Work to complete: Return only the lines from the top of the material through the line marked by "W, H = 1199, 1202", unaltered.

Records shown:

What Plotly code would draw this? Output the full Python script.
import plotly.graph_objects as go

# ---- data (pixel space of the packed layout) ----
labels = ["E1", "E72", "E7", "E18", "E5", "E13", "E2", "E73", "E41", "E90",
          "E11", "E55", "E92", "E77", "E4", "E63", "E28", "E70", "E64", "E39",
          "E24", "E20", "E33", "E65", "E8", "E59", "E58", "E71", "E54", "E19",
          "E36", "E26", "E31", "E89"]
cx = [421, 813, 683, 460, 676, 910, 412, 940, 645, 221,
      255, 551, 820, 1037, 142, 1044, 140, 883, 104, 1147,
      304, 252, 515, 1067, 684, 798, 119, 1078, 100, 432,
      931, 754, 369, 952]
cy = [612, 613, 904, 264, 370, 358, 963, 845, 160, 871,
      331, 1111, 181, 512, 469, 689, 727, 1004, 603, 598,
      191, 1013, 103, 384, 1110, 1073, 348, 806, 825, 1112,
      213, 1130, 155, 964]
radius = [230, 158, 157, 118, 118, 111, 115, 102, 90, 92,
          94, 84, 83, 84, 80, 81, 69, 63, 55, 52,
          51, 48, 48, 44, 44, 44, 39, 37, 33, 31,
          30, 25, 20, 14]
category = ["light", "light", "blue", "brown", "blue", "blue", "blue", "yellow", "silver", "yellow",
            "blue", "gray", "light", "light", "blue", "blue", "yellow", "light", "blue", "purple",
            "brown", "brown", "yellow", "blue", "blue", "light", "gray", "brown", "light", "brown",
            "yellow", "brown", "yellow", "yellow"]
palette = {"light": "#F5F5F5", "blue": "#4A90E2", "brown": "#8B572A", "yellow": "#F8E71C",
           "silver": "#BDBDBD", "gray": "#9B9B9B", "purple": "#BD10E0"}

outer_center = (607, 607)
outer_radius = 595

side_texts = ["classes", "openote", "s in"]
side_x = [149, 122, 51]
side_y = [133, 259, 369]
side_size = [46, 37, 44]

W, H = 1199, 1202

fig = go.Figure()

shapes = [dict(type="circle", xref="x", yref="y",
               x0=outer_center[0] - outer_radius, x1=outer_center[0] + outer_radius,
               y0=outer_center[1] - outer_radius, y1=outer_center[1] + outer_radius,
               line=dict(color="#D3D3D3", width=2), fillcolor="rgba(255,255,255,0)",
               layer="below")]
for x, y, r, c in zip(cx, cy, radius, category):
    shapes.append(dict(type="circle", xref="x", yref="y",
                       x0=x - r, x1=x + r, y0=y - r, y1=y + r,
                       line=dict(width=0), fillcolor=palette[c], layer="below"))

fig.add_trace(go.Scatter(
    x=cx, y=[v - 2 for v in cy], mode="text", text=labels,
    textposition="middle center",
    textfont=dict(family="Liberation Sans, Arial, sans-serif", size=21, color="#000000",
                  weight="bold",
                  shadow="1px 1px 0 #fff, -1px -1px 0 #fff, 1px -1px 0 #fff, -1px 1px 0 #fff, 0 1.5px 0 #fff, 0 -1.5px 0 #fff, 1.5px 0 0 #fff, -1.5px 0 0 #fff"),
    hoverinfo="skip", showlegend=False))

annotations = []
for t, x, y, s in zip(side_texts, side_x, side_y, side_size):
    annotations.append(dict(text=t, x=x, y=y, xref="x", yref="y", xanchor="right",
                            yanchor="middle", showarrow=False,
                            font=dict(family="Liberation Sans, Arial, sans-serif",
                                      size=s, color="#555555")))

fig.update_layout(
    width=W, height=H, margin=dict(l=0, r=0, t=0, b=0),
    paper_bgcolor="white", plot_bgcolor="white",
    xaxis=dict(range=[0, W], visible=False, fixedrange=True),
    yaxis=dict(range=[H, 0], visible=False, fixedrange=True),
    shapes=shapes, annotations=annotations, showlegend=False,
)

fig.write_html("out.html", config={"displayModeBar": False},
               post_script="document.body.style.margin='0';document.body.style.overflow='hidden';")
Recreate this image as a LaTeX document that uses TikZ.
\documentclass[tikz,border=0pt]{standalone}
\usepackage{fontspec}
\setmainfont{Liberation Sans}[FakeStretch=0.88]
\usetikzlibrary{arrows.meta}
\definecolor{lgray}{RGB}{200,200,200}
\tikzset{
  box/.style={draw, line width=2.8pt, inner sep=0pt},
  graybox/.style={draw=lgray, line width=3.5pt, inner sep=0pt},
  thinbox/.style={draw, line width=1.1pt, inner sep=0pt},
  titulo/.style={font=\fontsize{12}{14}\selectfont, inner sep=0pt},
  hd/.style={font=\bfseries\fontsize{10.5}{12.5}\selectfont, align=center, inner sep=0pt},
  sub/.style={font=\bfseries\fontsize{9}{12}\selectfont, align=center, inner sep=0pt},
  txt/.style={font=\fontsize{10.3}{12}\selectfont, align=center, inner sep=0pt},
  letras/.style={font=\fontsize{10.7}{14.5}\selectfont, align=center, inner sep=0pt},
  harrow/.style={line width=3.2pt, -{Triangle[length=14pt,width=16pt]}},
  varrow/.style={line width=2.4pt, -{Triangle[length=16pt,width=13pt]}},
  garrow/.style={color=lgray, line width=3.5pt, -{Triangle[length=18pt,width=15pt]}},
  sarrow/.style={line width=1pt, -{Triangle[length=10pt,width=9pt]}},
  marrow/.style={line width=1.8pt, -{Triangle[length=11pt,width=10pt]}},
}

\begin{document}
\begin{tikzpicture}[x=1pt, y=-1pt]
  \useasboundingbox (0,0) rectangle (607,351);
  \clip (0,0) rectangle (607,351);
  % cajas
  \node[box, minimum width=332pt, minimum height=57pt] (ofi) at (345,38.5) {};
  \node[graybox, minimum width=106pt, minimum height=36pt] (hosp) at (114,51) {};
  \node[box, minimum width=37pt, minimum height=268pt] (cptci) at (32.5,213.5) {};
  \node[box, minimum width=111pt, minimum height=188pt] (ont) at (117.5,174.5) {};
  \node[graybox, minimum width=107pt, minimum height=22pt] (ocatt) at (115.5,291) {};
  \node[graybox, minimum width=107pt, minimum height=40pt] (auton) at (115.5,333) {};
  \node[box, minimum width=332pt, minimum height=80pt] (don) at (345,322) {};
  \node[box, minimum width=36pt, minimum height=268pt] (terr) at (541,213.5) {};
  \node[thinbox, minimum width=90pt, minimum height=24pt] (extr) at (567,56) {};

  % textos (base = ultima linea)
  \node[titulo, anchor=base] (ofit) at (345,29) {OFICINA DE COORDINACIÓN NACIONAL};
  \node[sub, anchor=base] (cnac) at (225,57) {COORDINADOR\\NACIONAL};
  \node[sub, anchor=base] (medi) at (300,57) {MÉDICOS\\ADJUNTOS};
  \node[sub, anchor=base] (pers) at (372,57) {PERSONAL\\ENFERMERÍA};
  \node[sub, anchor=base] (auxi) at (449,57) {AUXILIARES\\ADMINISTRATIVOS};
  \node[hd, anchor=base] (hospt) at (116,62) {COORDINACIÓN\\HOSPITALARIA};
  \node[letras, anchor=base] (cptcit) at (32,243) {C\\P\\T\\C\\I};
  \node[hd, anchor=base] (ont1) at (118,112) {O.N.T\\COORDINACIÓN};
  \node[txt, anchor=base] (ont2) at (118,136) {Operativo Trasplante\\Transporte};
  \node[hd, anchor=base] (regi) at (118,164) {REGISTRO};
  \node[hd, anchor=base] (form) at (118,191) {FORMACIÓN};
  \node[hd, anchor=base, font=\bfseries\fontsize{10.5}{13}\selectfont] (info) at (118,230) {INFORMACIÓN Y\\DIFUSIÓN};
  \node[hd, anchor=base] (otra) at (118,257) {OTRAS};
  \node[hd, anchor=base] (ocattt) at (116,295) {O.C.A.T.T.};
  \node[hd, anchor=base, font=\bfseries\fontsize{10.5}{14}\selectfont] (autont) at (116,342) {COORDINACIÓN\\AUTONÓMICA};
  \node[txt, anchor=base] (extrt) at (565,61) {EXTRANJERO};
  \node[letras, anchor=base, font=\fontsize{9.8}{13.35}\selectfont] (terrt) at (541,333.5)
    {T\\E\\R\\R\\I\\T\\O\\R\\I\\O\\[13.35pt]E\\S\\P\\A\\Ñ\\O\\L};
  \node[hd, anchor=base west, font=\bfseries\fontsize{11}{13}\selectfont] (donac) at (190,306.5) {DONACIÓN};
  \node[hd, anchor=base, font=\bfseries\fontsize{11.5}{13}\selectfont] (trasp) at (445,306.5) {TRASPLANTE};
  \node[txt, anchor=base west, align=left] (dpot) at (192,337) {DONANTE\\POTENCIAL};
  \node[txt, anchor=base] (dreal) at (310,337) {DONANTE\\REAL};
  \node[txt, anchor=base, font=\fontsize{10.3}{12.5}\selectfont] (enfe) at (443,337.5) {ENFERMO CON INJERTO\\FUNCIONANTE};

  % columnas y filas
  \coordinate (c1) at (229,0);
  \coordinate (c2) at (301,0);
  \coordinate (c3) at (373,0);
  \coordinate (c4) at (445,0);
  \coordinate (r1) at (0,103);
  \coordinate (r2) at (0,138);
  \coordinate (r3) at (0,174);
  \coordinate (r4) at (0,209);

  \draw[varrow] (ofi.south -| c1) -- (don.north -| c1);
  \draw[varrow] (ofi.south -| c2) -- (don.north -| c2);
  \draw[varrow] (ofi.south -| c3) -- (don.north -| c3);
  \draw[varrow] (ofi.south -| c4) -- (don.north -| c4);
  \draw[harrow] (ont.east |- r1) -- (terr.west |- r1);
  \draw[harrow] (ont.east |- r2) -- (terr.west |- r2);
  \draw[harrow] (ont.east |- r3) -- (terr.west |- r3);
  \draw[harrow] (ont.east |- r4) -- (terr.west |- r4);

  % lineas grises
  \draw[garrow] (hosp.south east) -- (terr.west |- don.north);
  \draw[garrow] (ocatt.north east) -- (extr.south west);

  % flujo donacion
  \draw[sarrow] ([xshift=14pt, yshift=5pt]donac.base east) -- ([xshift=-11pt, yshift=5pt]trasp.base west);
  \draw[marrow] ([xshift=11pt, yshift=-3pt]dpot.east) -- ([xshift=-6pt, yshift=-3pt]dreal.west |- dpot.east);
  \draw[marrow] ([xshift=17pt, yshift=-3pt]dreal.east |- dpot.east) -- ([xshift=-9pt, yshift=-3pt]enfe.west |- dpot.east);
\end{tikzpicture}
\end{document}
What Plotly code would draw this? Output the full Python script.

Written answer:
What Plotly code would draw this? Output the full Python script.
import plotly.graph_objects as go

# ---- data (pixel space of the packed layout) ----
labels = ["E1", "E72", "E7", "E18", "E5", "E13", "E2", "E73", "E41", "E90",
          "E11", "E55", "E92", "E77", "E4", "E63", "E28", "E70", "E64", "E39",
          "E24", "E20", "E33", "E65", "E8", "E59", "E58", "E71", "E54", "E19",
          "E36", "E26", "E31", "E89"]
cx = [421, 813, 683, 460, 676, 910, 412, 940, 645, 221,
      255, 551, 820, 1037, 142, 1044, 140, 883, 104, 1147,
      304, 252, 515, 1067, 684, 798, 119, 1078, 100, 432,
      931, 754, 369, 952]
cy = [612, 613, 904, 264, 370, 358, 963, 845, 160, 871,
      331, 1111, 181, 512, 469, 689, 727, 1004, 603, 598,
      191, 1013, 103, 384, 1110, 1073, 348, 806, 825, 1112,
      213, 1130, 155, 964]
radius = [230, 158, 157, 118, 118, 111, 115, 102, 90, 92,
          94, 84, 83, 84, 80, 81, 69, 63, 55, 52,
          51, 48, 48, 44, 44, 44, 39, 37, 33, 31,
          30, 25, 20, 14]
category = ["light", "light", "blue", "brown", "blue", "blue", "blue", "yellow", "silver", "yellow",
            "blue", "gray", "light", "light", "blue", "blue", "yellow", "light", "blue", "purple",
            "brown", "brown", "yellow", "blue", "blue", "light", "gray", "brown", "light", "brown",
            "yellow", "brown", "yellow", "yellow"]
palette = {"light": "#F5F5F5", "blue": "#4A90E2", "brown": "#8B572A", "yellow": "#F8E71C",
           "silver": "#BDBDBD", "gray": "#9B9B9B", "purple": "#BD10E0"}

outer_center = (607, 607)
outer_radius = 595

side_texts = ["classes", "openote", "s in"]
side_x = [149, 122, 51]
side_y = [133, 259, 369]
side_size = [46, 37, 44]

W, H = 1199, 1202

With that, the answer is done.